Again, events are multifaceted, cultural and racial groups are not monolithic, and many things about a situation can be true at the same time. Reductionism is dangerous. Simplicity is dangerous. There are no easy, one line answers. They don’t exist, because life isn’t like that.
The following ideas do not contradict each other.
1. There are real socio-economic and political reasons for why this riot occurred. Urban violence committed by youth and marginalized people of color does not happen in a vacuum. When you neglect a community for so long, when you treat its residents as criminals-by-default who must then prove themselves to be citizens, when you treat these communities as problem areas to be hemmed in and monitored, instead of nurtured, when tax money goes to law enforcement, not schools and development — this is what happens.

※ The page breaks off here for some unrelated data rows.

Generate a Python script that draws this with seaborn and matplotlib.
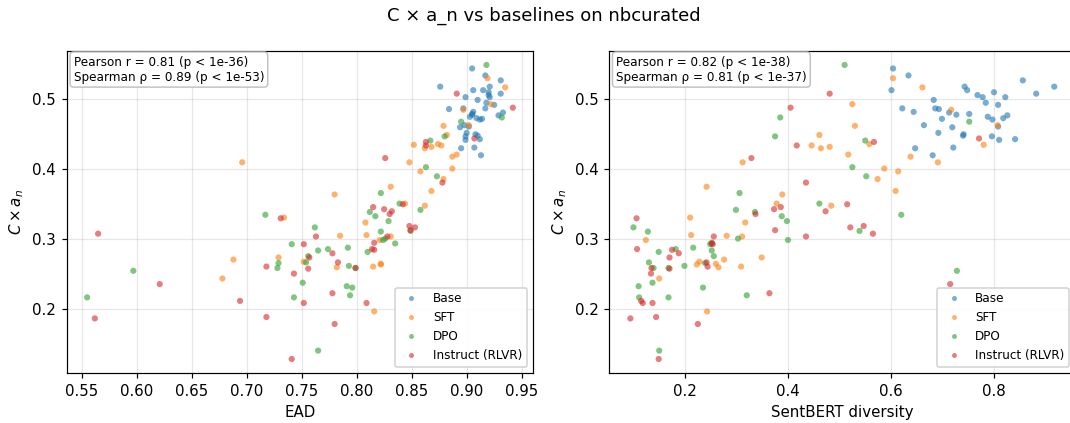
import numpy as np
import pandas as pd
import matplotlib
matplotlib.use("Agg")
import matplotlib.pyplot as plt
import seaborn as sns

# C x a_n per model, with EAD and SentBERT diversity
base_y = [0.544, 0.534, 0.527, 0.518, 0.518, 0.513, 0.513, 0.510, 0.508, 0.506, 0.503, 0.503, 0.499,
          0.495, 0.492, 0.487, 0.487, 0.486, 0.482, 0.481, 0.479, 0.478, 0.477, 0.475, 0.473, 0.472,
          0.471, 0.463, 0.461, 0.460, 0.452, 0.450, 0.448, 0.447, 0.443, 0.442, 0.431, 0.430, 0.420]
base_ead = [0.905, 0.917, 0.931, 0.876, 0.921, 0.906, 0.915, 0.920, 0.931, 0.920, 0.899, 0.921, 0.910,
            0.918, 0.925, 0.917, 0.897, 0.884, 0.906, 0.933, 0.905, 0.905, 0.929, 0.903, 0.909, 0.914,
            0.912, 0.898, 0.902, 0.894, 0.900, 0.908, 0.910, 0.899, 0.912, 0.899, 0.907, 0.895, 0.913]
base_sbert = [0.604, 0.634, 0.856, 0.743, 0.917, 0.601, 0.748, 0.800, 0.882, 0.768, 0.778, 0.822, 0.683,
              0.784, 0.808, 0.622, 0.686, 0.693, 0.644, 0.713, 0.752, 0.727, 0.826, 0.788, 0.818, 0.699,
              0.797, 0.664, 0.808, 0.719, 0.692, 0.741, 0.740, 0.796, 0.841, 0.810, 0.721, 0.647, 0.681]

sft_y = [0.530, 0.517, 0.493, 0.485, 0.463, 0.462, 0.449, 0.436, 0.435, 0.434, 0.432, 0.430, 0.421,
         0.418, 0.410, 0.410, 0.401, 0.397, 0.386, 0.375, 0.369, 0.364, 0.351, 0.348, 0.331, 0.324,
         0.306, 0.305, 0.304, 0.299, 0.274, 0.271, 0.268, 0.265, 0.264, 0.261, 0.260, 0.244, 0.197]
sft_ead = [0.919, 0.935, 0.922, 0.897, 0.902, 0.879, 0.882, 0.874, 0.852, 0.877, 0.868, 0.862, 0.891,
           0.887, 0.848, 0.696, 0.887, 0.858, 0.879, 0.831, 0.868, 0.780, 0.844, 0.862, 0.734, 0.808,
           0.809, 0.785, 0.831, 0.821, 0.729, 0.688, 0.752, 0.822, 0.822, 0.815, 0.782, 0.678, 0.816]
sft_sbert = [0.604, 0.661, 0.525, 0.717, 0.807, 0.530, 0.461, 0.558, 0.780, 0.446, 0.481, 0.464, 0.517,
             0.638, 0.312, 0.691, 0.587, 0.614, 0.574, 0.242, 0.609, 0.389, 0.378, 0.484, 0.210, 0.317,
             0.212, 0.281, 0.311, 0.124, 0.349, 0.276, 0.228, 0.260, 0.223, 0.309, 0.265, 0.150, 0.243]

dpo_y = [0.549, 0.474, 0.468, 0.447, 0.441, 0.403, 0.390, 0.366, 0.351, 0.342, 0.339, 0.335, 0.333,
         0.326, 0.317, 0.312, 0.311, 0.301, 0.299, 0.294, 0.293, 0.288, 0.286, 0.284, 0.282, 0.276,
         0.267, 0.266, 0.262, 0.259, 0.259, 0.255, 0.238, 0.233, 0.231, 0.220, 0.217, 0.217, 0.141]
dpo_ead = [0.918, 0.932, 0.895, 0.880, 0.867, 0.863, 0.873, 0.822, 0.839, 0.858, 0.812, 0.717, 0.817,
           0.829, 0.762, 0.849, 0.822, 0.826, 0.824, 0.835, 0.741, 0.792, 0.774, 0.765, 0.810, 0.756,
           0.754, 0.729, 0.793, 0.728, 0.799, 0.597, 0.751, 0.791, 0.796, 0.794, 0.555, 0.743, 0.765]
dpo_sbert = [0.510, 0.385, 0.752, 0.375, 0.550, 0.525, 0.552, 0.306, 0.461, 0.299, 0.336, 0.620, 0.388,
             0.398, 0.100, 0.539, 0.128, 0.303, 0.400, 0.252, 0.249, 0.216, 0.182, 0.252, 0.149, 0.256,
             0.130, 0.239, 0.199, 0.139, 0.168, 0.728, 0.137, 0.110, 0.235, 0.320, 0.111, 0.168, 0.150]

ins_y = [0.508, 0.488, 0.444, 0.439, 0.434, 0.416, 0.381, 0.350, 0.346, 0.343, 0.340, 0.336, 0.330,
         0.319, 0.317, 0.313, 0.308, 0.304, 0.304, 0.295, 0.293, 0.286, 0.285, 0.280, 0.274, 0.267,
         0.261, 0.259, 0.258, 0.251, 0.236, 0.223, 0.212, 0.209, 0.209, 0.189, 0.187, 0.179, 0.129]
ins_ead = [0.891, 0.942, 0.907, 0.863, 0.863, 0.826, 0.878, 0.842, 0.815, 0.825, 0.832, 0.830, 0.731,
           0.848, 0.853, 0.849, 0.565, 0.763, 0.828, 0.816, 0.752, 0.814, 0.816, 0.778, 0.757, 0.783,
           0.718, 0.799, 0.756, 0.743, 0.621, 0.778, 0.694, 0.752, 0.809, 0.718, 0.562, 0.780, 0.741]
ins_sbert = [0.481, 0.405, 0.771, 0.567, 0.417, 0.329, 0.435, 0.515, 0.386, 0.373, 0.473, 0.337, 0.106,
             0.547, 0.521, 0.375, 0.565, 0.435, 0.256, 0.252, 0.254, 0.107, 0.175, 0.188, 0.170, 0.242,
             0.244, 0.135, 0.170, 0.134, 0.715, 0.364, 0.115, 0.137, 0.118, 0.144, 0.094, 0.225, 0.149]

group_order = ["Base", "SFT", "DPO", "Instruct (RLVR)"]
stats_text = ["Pearson r = 0.81 (p < 1e-36)\nSpearman ρ = 0.89 (p < 1e-53)",
              "Pearson r = 0.82 (p < 1e-38)\nSpearman ρ = 0.81 (p < 1e-37)"]

frames = []
for name, y, ead, sb in [("Base", base_y, base_ead, base_sbert),
                         ("SFT", sft_y, sft_ead, sft_sbert),
                         ("DPO", dpo_y, dpo_ead, dpo_sbert),
                         ("Instruct (RLVR)", ins_y, ins_ead, ins_sbert)]:
    frames.append(pd.DataFrame({"Model": name, "score": y, "EAD": ead, "SentBERT diversity": sb}))
df = pd.concat(frames, ignore_index=True)

palette = sns.color_palette("tab10")[:4]

dpi = 108
fig = plt.figure(figsize=(1070 / dpi, 423 / dpi), dpi=dpi)
ax1 = fig.add_axes([0.0623, 0.1175, 0.4358, 0.7627])
ax2 = fig.add_axes([0.5692, 0.1175, 0.4358, 0.7627])

for ax, xcol, txt in [(ax1, "EAD", stats_text[0]), (ax2, "SentBERT diversity", stats_text[1])]:
    sns.scatterplot(data=df, x=xcol, y="score", hue="Model", hue_order=group_order,
                    palette=palette, s=17, alpha=0.6, linewidth=0, ax=ax)
    ax.grid(True, alpha=0.3)
    ax.set_axisbelow(True)
    ax.set_xlabel(xcol, fontsize=10)
    ax.set_ylabel(r"$C \times a_n$", fontsize=10)
    ax.tick_params(labelsize=10)
    ax.text(0.015, 0.985, txt, transform=ax.transAxes, va="top", ha="left", fontsize=8,
            bbox=dict(boxstyle="round,pad=0.3", facecolor="white", edgecolor="#bbbbbb", alpha=0.9))
    ax.legend(loc="lower right", fontsize=8, markerscale=0.8, framealpha=0.9)
    ax.set_ylim(0.1086, 0.5694)

ax1.set_xlim(0.5364, 0.9603)
ax2.set_xlim(0.0526, 0.958)

fig.suptitle("C × a_n vs baselines on nbcurated", fontsize=12, x=0.508, y=0.985)
fig.savefig("out.png", dpi=dpi)
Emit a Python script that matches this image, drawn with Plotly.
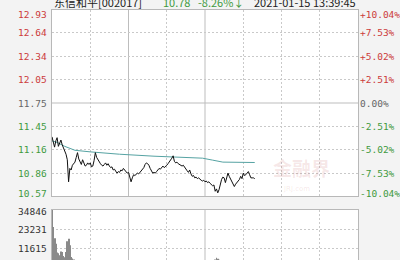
import plotly.graph_objects as go

# ---------------- data ----------------
price = [11.32, 11.25, 11.19, 11.27, 11.31, 11.20, 11.24, 11.28, 11.22, 11.18,
         11.15, 11.10, 11.03, 10.75, 10.92, 10.90, 10.96, 10.98, 11.00, 11.06,
         11.12, 11.04, 10.99, 10.97, 11.03, 10.98, 10.95, 10.96, 10.99, 10.97,
         10.99, 10.94, 10.95, 11.02, 11.12, 11.06, 11.03, 10.99, 10.98, 10.96,
         10.95, 10.97, 10.99, 10.96, 10.98, 10.95, 10.93, 10.94, 10.90, 10.91,
         10.88, 10.86, 10.88, 10.87, 10.90, 10.89, 10.92, 10.90, 10.88, 10.86,
         10.87, 10.82, 10.75, 10.80, 10.84, 10.83, 10.85, 10.86, 10.85, 10.87,
         10.89, 10.90, 10.93, 10.97, 10.99, 10.98, 10.96, 10.92, 10.88, 10.86,
         10.87, 10.86, 10.88, 10.90, 10.92, 10.91, 10.94, 10.95, 10.93, 10.94,
         10.96, 10.98, 11.00, 11.03, 11.05, 11.08, 11.01, 10.99, 11.00, 10.98,
         10.97, 10.96, 10.95, 10.96, 10.93, 10.91, 10.89, 10.87, 10.90, 10.85,
         10.82, 10.83, 10.80, 10.81, 10.79, 10.80, 10.78, 10.77, 10.76, 10.77,
         10.75, 10.76, 10.74, 10.75, 10.73, 10.72, 10.70, 10.71, 10.63, 10.66,
         10.61, 10.65, 10.72, 10.78, 10.81, 10.80, 10.74, 10.82, 10.86, 10.82,
         10.79, 10.76, 10.73, 10.69, 10.72, 10.74, 10.76, 10.78, 10.82, 10.79,
         10.86, 10.83, 10.84, 10.87, 10.88, 10.84, 10.80, 10.80, 10.80, 10.79]

avg_minutes = [0, 4, 10, 14, 18, 30, 53, 80, 106, 118, 126, 134, 159]
avg_price = [11.27, 11.25, 11.20, 11.17, 11.15, 11.13, 11.10, 11.075, 11.055, 11.05, 11.025, 11.00, 10.995]

volume = [34846, 24500, 17600, 14200, 8800, 8400, 7200, 9400, 9100, 6800,
          5900, 9200, 15800, 17200, 13300, 6100, 5200, 4600, 3900, 4100,
          3800, 3500, 3200, 3600, 3300, 3000, 2900, 3100, 2800, 2700,
          2600, 2900, 3100, 3400, 4200, 3600, 3000, 2700, 2500, 2400,
          2300, 2600, 2400, 2200, 2300, 2100, 2400, 2000, 2200, 2100,
          2300, 2500, 2200, 2000, 1900, 2100, 2000, 1800, 1900, 2200,
          2400, 3200, 3900, 3000, 2600, 2200, 2000, 1900, 1800, 2000,
          2100, 2300, 2500, 2800, 2600, 2200, 2000, 2100, 1900, 1800,
          1700, 1900, 2000, 1800, 1700, 1900, 2000, 1800, 1700, 1900,
          2100, 2200, 2400, 2600, 2800, 3000, 2500, 2100, 1900, 1800,
          1700, 1600, 1800, 1700, 1900, 2000, 2200, 2300, 2100, 2400,
          2600, 2500, 2700, 2400, 2300, 2500, 2200, 2400, 2600, 2300,
          2800, 2500, 2700, 2900, 3100, 3300, 3500, 3700, 4600, 5600,
          5000, 4400, 3800, 3500, 3200, 3000, 3300, 3600, 3900, 3400,
          3000, 2800, 3100, 3400, 3200, 3000, 2900, 3100, 3300, 3000,
          3400, 3200, 3000, 2800, 3100, 2900, 2700, 2600, 2500, 2400]

price_ticks = [12.93, 12.64, 12.34, 12.05, 11.75, 11.45, 11.16, 10.86, 10.57]
price_labels = ["12.93", "12.64", "12.34", "12.05", "11.75", "11.45", "11.16", "10.86", "10.57"]
pct_labels = ["+10.04%", "+7.53%", "+5.02%", "+2.51%", "0.00%", "-2.51%", "-5.02%", "-7.53%", "-10.04%"]
vol_ticks = [34846, 23231, 11615]
vol_labels = ["34846", "23231", "11615"]
time_ticks = [0, 30, 60, 90, 120, 150, 180, 210, 240]

prev_close = 11.75
title_name = "东信和平[002017]"
title_price = "10.78"
title_change = "-8.26%↓"
title_time = "2021-01-15 13:39:45"

minutes = list(range(len(price)))

# ---------------- styling ----------------
RED = "#cc3b3b"
GREEN = "#3f9a3f"
GREY = "#666666"
GRID = "#c9c9c9"
MONO = "DejaVu Sans Mono"

fig = go.Figure()

fig.add_trace(go.Bar(x=minutes, y=volume, marker=dict(color="#8a8a8a", line=dict(width=0)),
                     xaxis="x2", yaxis="y3", showlegend=False))
fig.add_trace(go.Scatter(x=avg_minutes, y=avg_price, mode="lines",
                         line=dict(color="#56a3a3", width=1), showlegend=False))
fig.add_trace(go.Scatter(x=minutes, y=price, mode="lines",
                         line=dict(color="#111111", width=1), showlegend=False))

grid_x = [t for t in time_ticks if t not in (0, 60, 120, 240)]
axis_common = dict(showline=True, mirror=True, linecolor="#b8b8b8", linewidth=1,
                   zeroline=False, ticks="", showticklabels=False)

fig.update_layout(
    width=400, height=260,
    margin=dict(l=52, r=42, t=10, b=0),
    paper_bgcolor="#f3f3f3", plot_bgcolor="#ffffff",
    bargap=0.25,
    xaxis=dict(domain=[0, 1], range=[0, 240], tickvals=grid_x, showgrid=True,
               gridcolor=GRID, griddash="2px,2px", gridwidth=1, anchor="y", **axis_common),
    yaxis=dict(domain=[0.256, 1], range=[10.57, 12.93],
               tickvals=[t for t in price_ticks if t != prev_close],
               showgrid=True, gridcolor=GRID, griddash="2px,2px", gridwidth=1, **axis_common),
    xaxis2=dict(domain=[0, 1], range=[0, 240], tickvals=grid_x, showgrid=True,
                gridcolor=GRID, griddash="2px,2px", gridwidth=1, anchor="y3", **axis_common),
    yaxis3=dict(domain=[0, 0.2], range=[4280, 34846], tickvals=vol_ticks,
                showgrid=True, gridcolor=GRID, griddash="2px,2px", gridwidth=1,
                anchor="x2", **axis_common),
)

# solid reference lines
shapes = []
for t in (60, 120):
    shapes.append(dict(type="line", xref="x", yref="y", x0=t, x1=t, y0=10.57, y1=12.93,
                       line=dict(color="#bdbdbd", width=1), layer="below"))
    shapes.append(dict(type="line", xref="x2", yref="y3", x0=t, x1=t, y0=0, y1=34846,
                       line=dict(color="#bdbdbd", width=1), layer="below"))
shapes.append(dict(type="line", xref="x", yref="y", x0=0, x1=240, y0=prev_close, y1=prev_close,
                   line=dict(color="#bdbdbd", width=1), layer="below"))
fig.update_layout(shapes=shapes)

ann = []
n = len(price_ticks)
for i, (v, lab, pl) in enumerate(zip(price_ticks, price_labels, pct_labels)):
    if v > prev_close:
        col = RED
    elif v < prev_close:
        col = GREEN
    else:
        col = GREY
    ys = -4.5 if i == 0 else (3 if i == n - 1 else 0)
    ann.append(dict(xref="paper", yref="y", x=0, y=v, text=lab, showarrow=False,
                    xanchor="right", yanchor="middle", xshift=-3, yshift=ys,
                    font=dict(family=MONO, size=9.5, color=col)))
    ann.append(dict(xref="paper", yref="y", x=1, y=v, text=pl, showarrow=False,
                    xanchor="left", yanchor="middle", xshift=0, yshift=ys,
                    font=dict(family=MONO, size=9.5, color=col)))
for i, (v, lab) in enumerate(zip(vol_ticks, vol_labels)):
    ys = -1.5 if i == 0 else 0
    ann.append(dict(xref="paper", yref="y3", x=0, y=v, text=lab, showarrow=False,
                    xanchor="right", yanchor="middle", xshift=-3, yshift=ys,
                    font=dict(family=MONO, size=9.5, color="#333333")))

# title line (cut off at top, as in the source screenshot)
TF = "Noto Sans CJK SC"
ann.append(dict(xref="paper", yref="paper", x=0, y=1, text=title_name, showarrow=False,
                xanchor="left", yanchor="middle", yshift=8, xshift=0,
                font=dict(family=TF, size=11, color="#222222")))
ann.append(dict(xref="paper", yref="paper", x=0.355, y=1, text=title_price, showarrow=False,
                xanchor="left", yanchor="middle", yshift=8,
                font=dict(family=TF, size=11, color=GREEN)))
ann.append(dict(xref="paper", yref="paper", x=0.47, y=1, text=title_change, showarrow=False,
                xanchor="left", yanchor="middle", yshift=8,
                font=dict(family=TF, size=11, color=GREEN)))
ann.append(dict(xref="paper", yref="paper", x=0.655, y=1, text=title_time, showarrow=False,
                xanchor="left", yanchor="middle", yshift=8,
                font=dict(family=TF, size=11, color="#222222")))

# watermark
ann.append(dict(xref="paper", yref="paper", x=0.815, y=0.37, text="<b>金融界</b>", showarrow=False,
                xanchor="center", yanchor="middle",
                font=dict(family=TF, size=19, color="rgba(200,110,110,0.16)")))
ann.append(dict(xref="paper", yref="paper", x=0.80, y=0.285, text="JRJ.com", showarrow=False,
                xanchor="center", yanchor="middle",
                font=dict(family="DejaVu Sans", size=7, color="rgba(200,110,110,0.16)")))

fig.update_layout(annotations=ann)

fig.write_html("out.html")
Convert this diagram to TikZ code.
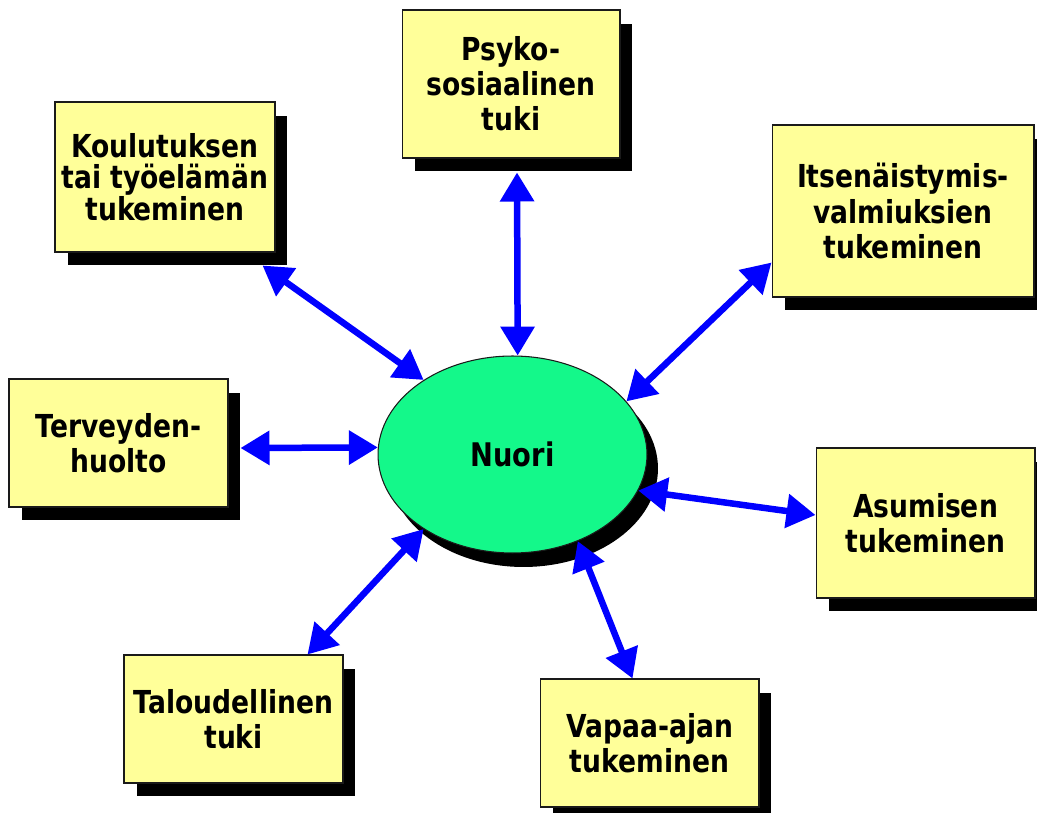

Do NOT believe what the law enforcement or the media has to say about this. The institutions of power have a vested interest in protecting the status quo, which is the continued existence of the police state in poor communities of color in London, and in similar cities across the Western world. The rioters are not individual hooligans taking advantage of a bad situation. This is not an argument for more police control, for taking away social spending, or longer prison sentences.
The official reaction to these riots confirms what activists from these communities have been saying for years; poor kids of color are either a) irrelevant to mainstream society, or if they are finally noticed are b) only seen as criminals. There’s very little opportunity for poor youth to be seen as the nuanced, complicated, diverse beings that they are. That’s intentional. The status quo is reinforced every time minority youth are seen as a terrifying, brainless monolith. That is what the mainstream media is going to try to do to these kids. Do not let them.
2. Its silly to pretend that all of this violence is directed, focused, and political in intent. A powderkeg of repressed anger and energy has exploded, and London is feeling the consequence of that. It doesn’t mean London deserves the violence, or that the rioters are correct in their actions. The rioters are not innocents, fighting back the only way they can against a corrupt police state. They are culpable. Their behavior cannot be excused by their political intentions; political violence cannot be purified or sanctified or reduced into something palatable and easily digestible by an ideology. Political violence is still violence, the same old beast we’ve engaged with for millions of years. Nothing changes that.
You run over me, doesn’t matter how oppressed you are. You still ran over me. I’m still dead. There are a lot of people, innocent people, who are going to lose their lives, their livelihoods, and their homes. People who we know are in danger.
Don’t you dare try to paper over that.